- Interactive map of the mountain

Highest point
- Elevation: 1,893 m (6,211 ft)
- Prominence: 52 m (171 ft)
- Parent peak: Galdhøpiggen
- Isolation: 0.869 km (0.540 mi)
- Coordinates: 61°40′39″N 8°22′07″E﻿ / ﻿61.67749°N 8.36848°E

Geography
- Location: Innlandet, Norway
- Parent range: Jotunheimen
- Topo map: 1518 II Galdhøpiggen

= Juvvasshøe =

Mountain in Innlandet, Norway

Juvvasshøe is a mountain in Lom Municipality in Innlandet county, Norway. The 1893 m tall mountain is located in the Jotunheimen mountains just outside the border of Jotunheimen National Park. The mountain sits about 20 km southwest of the village of Fossbergom and about 50 km northeast of the village of Øvre Årdal. The mountain is surrounded by several other notable mountains including Lauvhøe to the northeast, Glittertinden to the east, Galdhøe and Galdhøpiggen to the southwest, and Storhøe to the northwest.

==Climate and permafrost==
The mean annual air temperature at Juvvasshøe is -4.1 C. This value is extrapolated from a larger number of official Norwegian weather stations. According to the experience in other alpine and polar regions this temperature indicates that permafrost must be widespread and probably extends to a depth of several hundred meters.
Within the EU-sponsored project PACE (Permafrost and Climate in Europe), a 129 m deep vertical borehole in bedrock was drilled in August 1999 on Juvvasshøe at an altitude of 1893 m above sea level. The stable ground temperature at a depth of 100 m is still -2.6 C. The measured geothermal gradient in the drillhole of 1.19 C per 100 m allows a calculation of a permafrost thickness of 320 m, a proof that widespread permafrost occurrences must exist in the Jotunheimen area at these altitudes.

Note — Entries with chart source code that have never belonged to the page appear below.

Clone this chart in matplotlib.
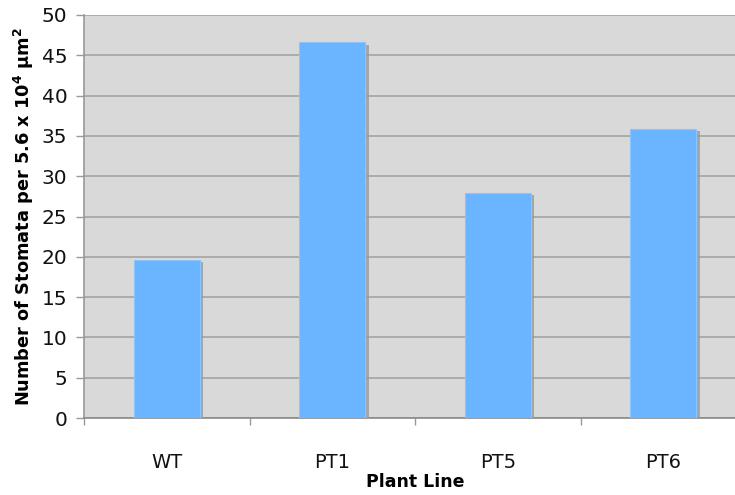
import matplotlib
matplotlib.use("Agg")
import matplotlib.pyplot as plt
import matplotlib.patheffects as pe
import numpy as np

categories = ["WT", "PT1", "PT5", "PT6"]
values = [19.6, 46.6, 27.9, 35.9]
yticks = [0, 5, 10, 15, 20, 25, 30, 35, 40, 45, 50]

fig = plt.figure(figsize=(7.35, 4.95), dpi=100)
fig.patch.set_facecolor("white")
ax = fig.add_axes([84/735, 1 - 418/495, 662/735, 403/495])
ax.set_facecolor("#d9d9d9")

x = np.arange(len(categories))
bars = ax.bar(x, values, width=0.40, color="#6bb4ff", edgecolor="#8cc4ff",
              linewidth=0.8, zorder=3)
for b in bars:
    b.set_path_effects([pe.SimplePatchShadow(offset=(2.5, -1.6), shadow_rgbFace="#9a9a9a", alpha=0.8),
                        pe.Normal()])

ax.set_xlim(-0.5, len(categories) - 0.5)
ax.set_ylim(0, 50)
ax.set_yticks(yticks)
ax.set_yticklabels([str(v) for v in yticks], fontsize=14.5, color="#111111")
ax.yaxis.grid(True, color="#a3a3a3", linewidth=1.2, zorder=0)
ax.set_axisbelow(True)

ax.set_xticks(x)
ax.set_xticklabels(categories, fontsize=14, color="#111111")
ax.set_xticks(np.arange(len(categories) + 1) - 0.5, minor=True)
ax.tick_params(axis="x", which="major", length=0, pad=25)
ax.tick_params(axis="x", which="minor", length=5, color="#999999", width=1)
ax.tick_params(axis="y", length=6, color="#999999", width=1, pad=6)

for s in ["top", "right"]:
    ax.spines[s].set_visible(False)
ax.spines["left"].set_color("#999999")
ax.spines["left"].set_linewidth(1.2)
ax.spines["bottom"].set_color("#8a8a8a")
ax.spines["bottom"].set_linewidth(1.2)

ax.set_xlabel("Plant Line", fontsize=12.5, fontweight="bold", labelpad=1)
ax.set_ylabel(r"Number of Stomata per 5.6 x 10$^{\mathbf{4}}$ μm$^{\mathbf{2}}$", fontsize=12.8,
              fontweight="bold", labelpad=4)

fig.savefig("out.png", dpi=100)
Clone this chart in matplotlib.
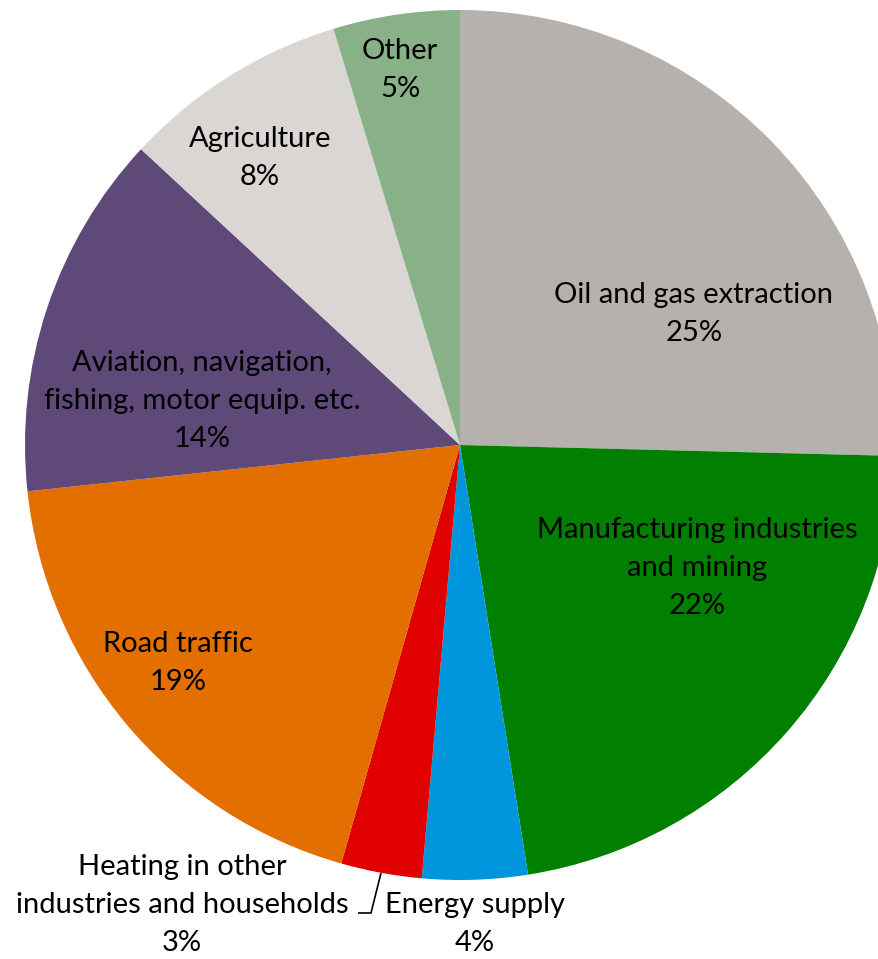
import numpy as np
import matplotlib
matplotlib.use("Agg")
import matplotlib.pyplot as plt

# parts of the emissions, clockwise from 12 o'clock
categories = ["Oil and gas extraction",
              "Manufacturing industries\nand mining",
              "Energy supply",
              "Heating in other\nindustries and households",
              "Road traffic",
              "Aviation, navigation,\nfishing, motor equip. etc.",
              "Agriculture",
              "Other"]
shares = [25.4, 22.1, 3.9, 3.0, 18.9, 13.6, 8.4, 4.7]
colors = ["#B7B1AE", "#007F00", "#0096DD", "#E00000",
          "#E36F00", "#5E4978", "#DAD6D4", "#88B187"]

# label centres in pixels of the picture (x, y from top)
label_px = [(694, 314), (697, 568), (475, 924), (182, 905),
            (178, 663), (202, 401), (260, 158), (400, 70)]

W, H = 879, 959
cx, cy, R = 460, 445, 435   # centre and radius of the pie, pixels

plt.rcParams['font.family'] = ['Lato', 'DejaVu Sans']

fig = plt.figure(figsize=(W / 100, H / 100), dpi=100)
ax = fig.add_axes([0, 0, 1, 1])

ax.pie(shares, colors=colors, startangle=90, counterclock=False,
       radius=1, center=(0, 0), frame=True,
       wedgeprops=dict(linewidth=0))
ax.set_xlim(-cx / R, (W - cx) / R)
ax.set_ylim(-(H - cy) / R, cy / R)
ax.set_aspect('auto')
ax.axis('off')

def to_data(px, py):
    return (px - cx) / R, (cy - py) / R

for name, val, (px, py) in zip(categories, shares, label_px):
    x, y = to_data(px, py)
    ax.text(x, y, "%s\n%d%%" % (name, round(val)), ha='center', va='center',
            fontsize=21, linespacing=1.55, color='black')

# leader line for the small heating slice
lx, ly = zip(to_data(381, 873), to_data(371, 913), to_data(358, 913))
ax.plot(lx, ly, color='black', lw=1.2, solid_capstyle='butt')

fig.savefig("out.png", dpi=100)
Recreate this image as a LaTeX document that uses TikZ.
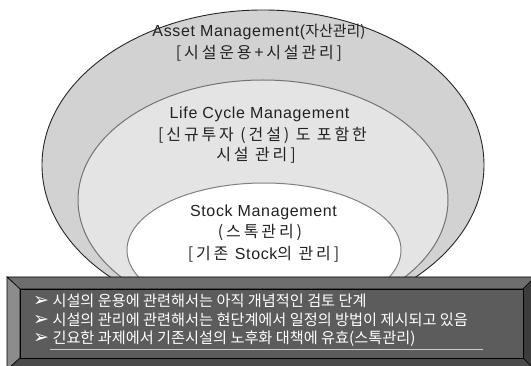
\documentclass[tikz,border=0pt]{standalone}
\usepackage{fontspec}
\setmainfont{Noto Sans CJK KR}
\newfontfamily\lat[LetterSpace=4]{Liberation Sans}
\newfontfamily\kr[LetterSpace=18]{Noto Sans CJK KR}
\newfontfamily\krn{Noto Sans CJK KR}
\newfontfamily\sym{DejaVu Sans}
\definecolor{outerfill}{HTML}{D2D2D2}
\definecolor{midfill}{HTML}{E4E4E4}
\definecolor{txt}{HTML}{222222}
\definecolor{bevtop}{HTML}{6E6E6E}
\definecolor{bevleft}{HTML}{8C8C8C}
\definecolor{bevright}{HTML}{3C3C3C}
\definecolor{bevbot}{HTML}{4A4A4A}
\definecolor{face}{HTML}{5C5C5C}
\newcommand{\latf}{\fontsize{16}{18}\selectfont\lat}
\newcommand{\krf}{\fontsize{16}{18}\selectfont\kr}
\newcommand{\krnf}{\fontsize{15}{18}\selectfont\krn}
\newcommand{\bul}{{\fontsize{19}{17}\selectfont\sym ➢}}
\tikzset{
  ringtext/.style={text=txt, inner sep=0pt},
  boxtext/.style={text=white, inner sep=0pt, anchor=west, font=\fontsize{15.2}{17}\selectfont},
  bevel/.style={draw=black, line width=0.6pt, line join=miter},
}
\begin{document}
\begin{tikzpicture}[x=1pt,y=-1pt]
\useasboundingbox (0,0) rectangle (531,366);
\fill[white] (0,0) rectangle (531,366);
% rings
\filldraw[fill=outerfill, draw=black!85, line width=0.9pt] (263,165) ellipse [x radius=221, y radius=155];
\filldraw[fill=midfill, draw=black!55, line width=1pt] (263,200) ellipse [x radius=185, y radius=120];
\filldraw[fill=white, draw=black!50, line width=1pt] (264,250) ellipse [x radius=137, y radius=67];
% ring texts
\node[ringtext] (a1) at (259,32) {\latf Asset Management(\krnf 자산관리)};
\node[ringtext] (a2) at (259,53) {\krf [시설운용+시설관리]};
\node[ringtext] (l1) at (259.5,114) {\latf Life Cycle Management};
\node[ringtext] (l2) at (262.5,135) {\krf [신규투자 (건설) 도 포함한};
\node[ringtext] (l3) at (256,155) {\krf 시설 관리]};
\node[ringtext] (s1) at (263.5,212) {\latf Stock Management};
\node[ringtext] (s2) at (260,232) {\krf (스톡관리)};
\node[ringtext] (s3) at (263.5,254) {\krf [기존 {\latf Stock}의 관리]};
% bevelled box
\coordinate (o1) at (7,277);
\coordinate (o2) at (535,277);
\coordinate (o3) at (535,370);
\coordinate (o4) at (7,370);
\coordinate (i1) at (20,289);
\coordinate (i2) at (523,289);
\coordinate (i3) at (523,358);
\coordinate (i4) at (20,358);
\filldraw[bevel, fill=bevtop] (o1) -- (o2) -- (i2) -- (i1) -- cycle;
\filldraw[bevel, fill=bevleft] (o1) -- (i1) -- (i4) -- (o4) -- cycle;
\filldraw[bevel, fill=bevright] (o2) -- (o3) -- (i3) -- (i2) -- cycle;
\filldraw[bevel, fill=bevbot] (o4) -- (i4) -- (i3) -- (o3) -- cycle;
\filldraw[bevel, fill=face] (i1) rectangle (i3);
% box texts
\node[boxtext] (b1) at (33,301) {\bul\ 시설의 운용에 관련해서는 아직 개념적인 검토 단계};
\node[boxtext] (b2) at (33,320) {\bul\ 시설의 관리에 관련해서는 현단계에서 일정의 방법이 제시되고 있음};
\node[boxtext] (b3) at (33,339) {\bul\ 긴요한 과제에서 기존시설의 노후화 대책에 유효(스톡관리)};
\coordinate (u1) at (50,349);
\coordinate (u2) at (483,349);
\draw[black!20, line width=0.9pt] (u1) -- (u2);
\end{tikzpicture}
\end{document}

Juvvasshøe is surrounded by several other notable mountains of Jotunheimen including Glittertinden to the east, Galdhøe and Galdhøpiggen to the southwest. They are even several hundred meters higher. The expected mean annual air temperature at these highest peaks is in the order of -7 C, a value characteristic for areas with continuous permafrost and a considerable permafrost thickness. For many Scandinavian scientists, this was surprising and not accepted until the fifth International Conference on Permafrost (ICOP) in 1988 in Trondheim followed by field excursions in Norway and Sweden with international periglacial experts. However, the first permafrost findings date back to the 1970s and early 1980s when thick permafrost occurrences were proved with geophysical soundings.